Take the lines from the top down to and including the one with "const L = 163, R = 1090, T = 18, B = 688;" and repeat them exactly. Omit images.

======== COLLECTED MATERIAL

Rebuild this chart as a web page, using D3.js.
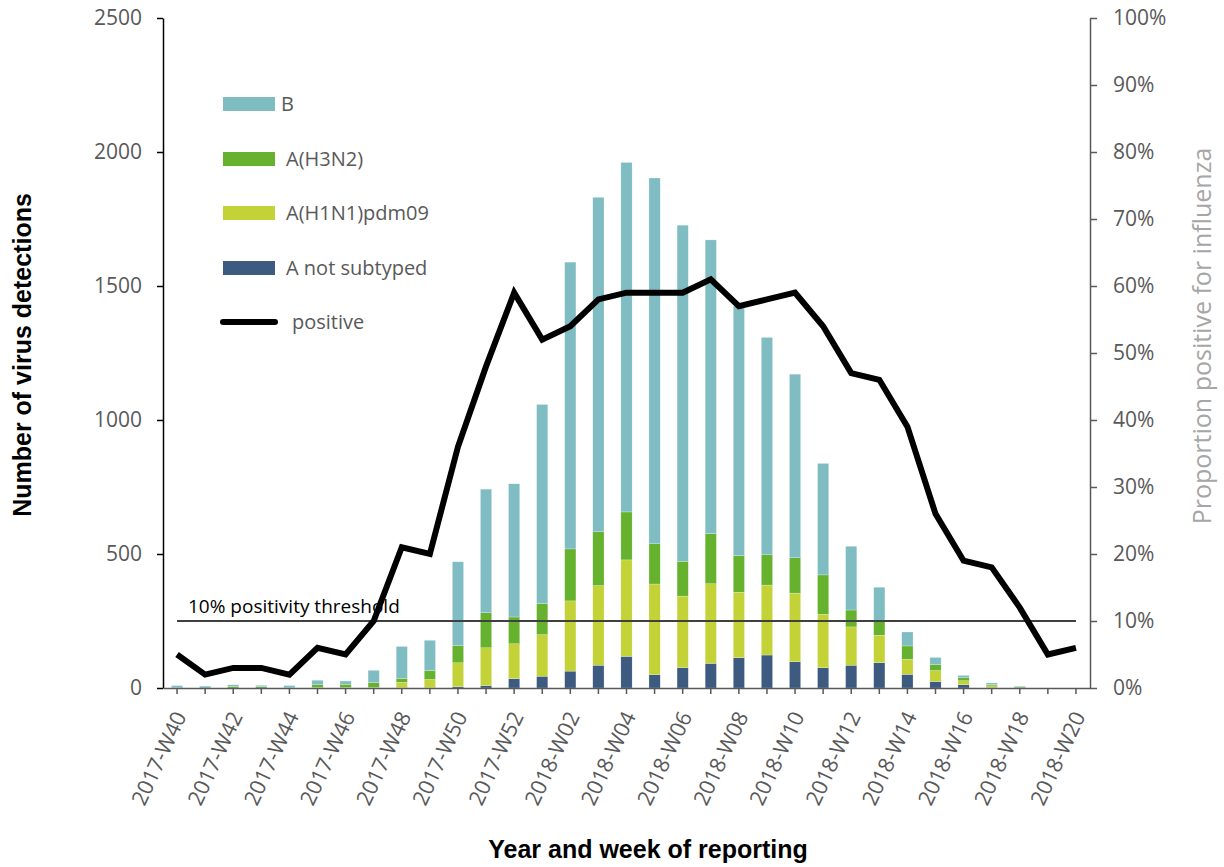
<!DOCTYPE html>
<html>
<head>
<meta charset="utf-8">
<script src="https://cdn.jsdelivr.net/npm/d3@7"></script>
<style>
  body { margin: 0; background: #fff; }
  svg text { font-family: 'Open Sans', sans-serif; }
</style>
</head>
<body>
<svg id="chart" width="1224" height="867"></svg>
<script>
// ---- data ----
const weeks = [
  "2017-W40","2017-W41","2017-W42","2017-W43","2017-W44","2017-W45","2017-W46","2017-W47",
  "2017-W48","2017-W49","2017-W50","2017-W51","2017-W52",
  "2018-W01","2018-W02","2018-W03","2018-W04","2018-W05","2018-W06","2018-W07","2018-W08",
  "2018-W09","2018-W10","2018-W11","2018-W12","2018-W13","2018-W14","2018-W15","2018-W16",
  "2018-W17","2018-W18","2018-W19","2018-W20"
];
const aNotSubtyped = [0,0,0,0,0,0,0,0,1,1,5,9,35,44,63,85,118,50,76,92,113,123,98,76,85,94,51,24,12,2,0,0,0];
const aH1N1pdm09   = [0,0,0,0,0,2,2,2,20,31,89,141,130,155,262,297,360,338,267,297,244,261,256,199,143,103,56,41,15,6,1,0,0];
const aH3N2        = [1,0,6,5,1,10,12,19,15,33,64,131,100,116,194,201,179,150,130,187,137,113,132,147,63,50,50,22,11,5,4,0,0];
const bValues      = [8,7,6,5,8,17,12,45,119,113,313,461,497,743,1070,1248,1304,1365,1254,1096,931,811,685,416,238,129,52,27,9,6,2,0,0];
const positivePct  = [5,2,3,3,2,6,5,10,21,20,36,48,59,52,54,58,59,59,59,61,57,58,59,54,47,46,39,26,19,18,12,5,6];
const thresholdPct = 10;
const tickLabels = ["2017-W40","2017-W42","2017-W44","2017-W46","2017-W48","2017-W50","2017-W52",
  "2018-W02","2018-W04","2018-W06","2018-W08","2018-W10","2018-W12","2018-W14","2018-W16","2018-W18","2018-W20"];
const leftTicks = [0,500,1000,1500,2000,2500];
const rightTicks = [0,10,20,30,40,50,60,70,80,90,100];
const seriesKeys = ["notSub","h1n1","h3n2","b"];
const seriesNames = ["A not subtyped","A(H1N1)pdm09","A(H3N2)","B"];
const seriesColors = ["#3D5A81","#C3D236","#66B22E","#7FBDC3"];

// ---- layout ----
const svg = d3.select("#chart");
const L = 163, R = 1090, T = 18, B = 688;

const x = d3.scaleBand().domain(weeks).range([L, R]).paddingInner(0.6).paddingOuter(0.3);
const yL = d3.scaleLinear().domain([0, 2500]).range([B, T]);
const yR = d3.scaleLinear().domain([0, 100]).range([B, T]);
const cx = d => x(d) + x.bandwidth() / 2;

const rows = weeks.map((w, i) => ({week: w, notSub: aNotSubtyped[i], h1n1: aH1N1pdm09[i], h3n2: aH3N2[i], b: bValues[i]}));
const stacked = d3.stack().keys(seriesKeys)(rows);

// bars
svg.append("g").selectAll("g").data(stacked).join("g")
  .attr("fill", (d, i) => seriesColors[i])
  .selectAll("rect").data(d => d).join("rect")
  .attr("x", d => x(d.data.week))
  .attr("width", x.bandwidth())
  .attr("y", d => yL(d[1]))
  .attr("height", d => Math.max(0, yL(d[0]) - yL(d[1])))
  .attr("stroke", "#ffffff").attr("stroke-width", 0.4).attr("stroke-opacity", 0.6);

// threshold line
svg.append("path")
  .datum(weeks)
  .attr("fill", "none").attr("stroke", "#404040").attr("stroke-width", 2.2)
  .attr("d", d3.line().x(w => cx(w)).y(() => yR(thresholdPct)));
svg.append("text").attr("x", 188).attr("y", 613)
  .attr("font-size", 19).attr("fill", "#000").text("10% positivity threshold");

// axes
const axL = svg.append("g").attr("transform", `translate(${L},0)`)
  .call(d3.axisLeft(yL).tickValues(leftTicks).tickFormat(d3.format("d")).tickSize(6).tickSizeOuter(0).tickPadding(15));
axL.selectAll("path,line").attr("stroke", "#000").attr("stroke-width", 1.5);
axL.selectAll("text").attr("font-size", 21).attr("fill", "#595959").attr("font-family", "'Open Sans', sans-serif");

const axR = svg.append("g").attr("transform", `translate(${R},0)`)
  .call(d3.axisRight(yR).tickValues(rightTicks).tickFormat(d => d + "%").tickSize(7).tickSizeOuter(0).tickPadding(16));
axR.selectAll("path,line").attr("stroke", "#595959").attr("stroke-width", 1.5);
axR.selectAll("text").attr("font-size", 21).attr("fill", "#595959").attr("font-family", "'Open Sans', sans-serif");

const axB = svg.append("g").attr("transform", `translate(0,${B})`)
  .call(d3.axisBottom(x).tickSize(6).tickSizeOuter(0).tickFormat(d => tickLabels.includes(d) ? d : ""));
axB.select("path").attr("stroke", "#595959").attr("stroke-width", 1.5);
axB.selectAll("line").attr("stroke", "#595959").attr("stroke-width", 1.5);
axB.selectAll("text")
  .attr("font-size", 21.5).attr("fill", "#595959").attr("font-family", "'Open Sans', sans-serif")
  .attr("text-anchor", "end")
  .attr("dy", null).attr("y", null)
  .attr("transform", "translate(10,28) rotate(-65)");

// positive line
svg.append("path")
  .datum(positivePct)
  .attr("fill", "none").attr("stroke", "#000").attr("stroke-width", 6)
  .attr("d", d3.line().x((d, i) => cx(weeks[i])).y(d => yR(d)));

// titles
svg.append("text").attr("transform", "translate(31,355) rotate(-90)")
  .attr("text-anchor", "middle").attr("font-size", 25).attr("font-weight", "bold")
  .style("font-family", "'Liberation Sans', Arial, sans-serif").attr("fill", "#000")
  .text("Number of virus detections");
svg.append("text").attr("transform", "translate(1211,336) rotate(-90)")
  .attr("text-anchor", "middle").attr("font-size", 25).attr("fill", "#A6A6A6")
  .text("Proportion positive for influenza");
svg.append("text").attr("x", 648).attr("y", 858)
  .attr("text-anchor", "middle").attr("font-size", 25).attr("font-weight", "bold")
  .style("font-family", "'Liberation Sans', Arial, sans-serif").attr("fill", "#000")
  .text("Year and week of reporting");

// legend
const legendItems = [
  {name: seriesNames[3], color: seriesColors[3], y: 104, tx: 281},
  {name: seriesNames[2], color: seriesColors[2], y: 159, tx: 286},
  {name: seriesNames[1], color: seriesColors[1], y: 213, tx: 286},
  {name: seriesNames[0], color: seriesColors[0], y: 268, tx: 286}
];
const lg = svg.append("g");
legendItems.forEach(it => {
  lg.append("rect").attr("x", 223).attr("y", it.y - 7).attr("width", 52).attr("height", 14).attr("fill", it.color);
  lg.append("text").attr("x", it.tx).attr("y", it.y + 7).attr("font-size", 20).attr("fill", "#595959").text(it.name);
});
lg.append("line").attr("x1", 223).attr("x2", 275).attr("y1", 322).attr("y2", 322)
  .attr("stroke", "#000").attr("stroke-width", 6).attr("stroke-linecap", "round");
lg.append("text").attr("x", 292).attr("y", 329).attr("font-size", 20).attr("fill", "#595959").text("positive");
</script>
</body>
</html>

================

RESULT FOR THIS TASK:
Rebuild this chart as a web page, using D3.js.
<!DOCTYPE html>
<html>
<head>
<meta charset="utf-8">
<script src="https://cdn.jsdelivr.net/npm/d3@7"></script>
<style>
  body { margin: 0; background: #fff; }
  svg text { font-family: 'Open Sans', sans-serif; }
</style>
</head>
<body>
<svg id="chart" width="1224" height="867"></svg>
<script>
// ---- data ----
const weeks = [
  "2017-W40","2017-W41","2017-W42","2017-W43","2017-W44","2017-W45","2017-W46","2017-W47",
  "2017-W48","2017-W49","2017-W50","2017-W51","2017-W52",
  "2018-W01","2018-W02","2018-W03","2018-W04","2018-W05","2018-W06","2018-W07","2018-W08",
  "2018-W09","2018-W10","2018-W11","2018-W12","2018-W13","2018-W14","2018-W15","2018-W16",
  "2018-W17","2018-W18","2018-W19","2018-W20"
];
const aNotSubtyped = [0,0,0,0,0,0,0,0,1,1,5,9,35,44,63,85,118,50,76,92,113,123,98,76,85,94,51,24,12,2,0,0,0];
const aH1N1pdm09   = [0,0,0,0,0,2,2,2,20,31,89,141,130,155,262,297,360,338,267,297,244,261,256,199,143,103,56,41,15,6,1,0,0];
const aH3N2        = [1,0,6,5,1,10,12,19,15,33,64,131,100,116,194,201,179,150,130,187,137,113,132,147,63,50,50,22,11,5,4,0,0];
const bValues      = [8,7,6,5,8,17,12,45,119,113,313,461,497,743,1070,1248,1304,1365,1254,1096,931,811,685,416,238,129,52,27,9,6,2,0,0];
const positivePct  = [5,2,3,3,2,6,5,10,21,20,36,48,59,52,54,58,59,59,59,61,57,58,59,54,47,46,39,26,19,18,12,5,6];
const thresholdPct = 10;
const tickLabels = ["2017-W40","2017-W42","2017-W44","2017-W46","2017-W48","2017-W50","2017-W52",
  "2018-W02","2018-W04","2018-W06","2018-W08","2018-W10","2018-W12","2018-W14","2018-W16","2018-W18","2018-W20"];
const leftTicks = [0,500,1000,1500,2000,2500];
const rightTicks = [0,10,20,30,40,50,60,70,80,90,100];
const seriesKeys = ["notSub","h1n1","h3n2","b"];
const seriesNames = ["A not subtyped","A(H1N1)pdm09","A(H3N2)","B"];
const seriesColors = ["#3D5A81","#C3D236","#66B22E","#7FBDC3"];

// ---- layout ----
const svg = d3.select("#chart");
const L = 163, R = 1090, T = 18, B = 688;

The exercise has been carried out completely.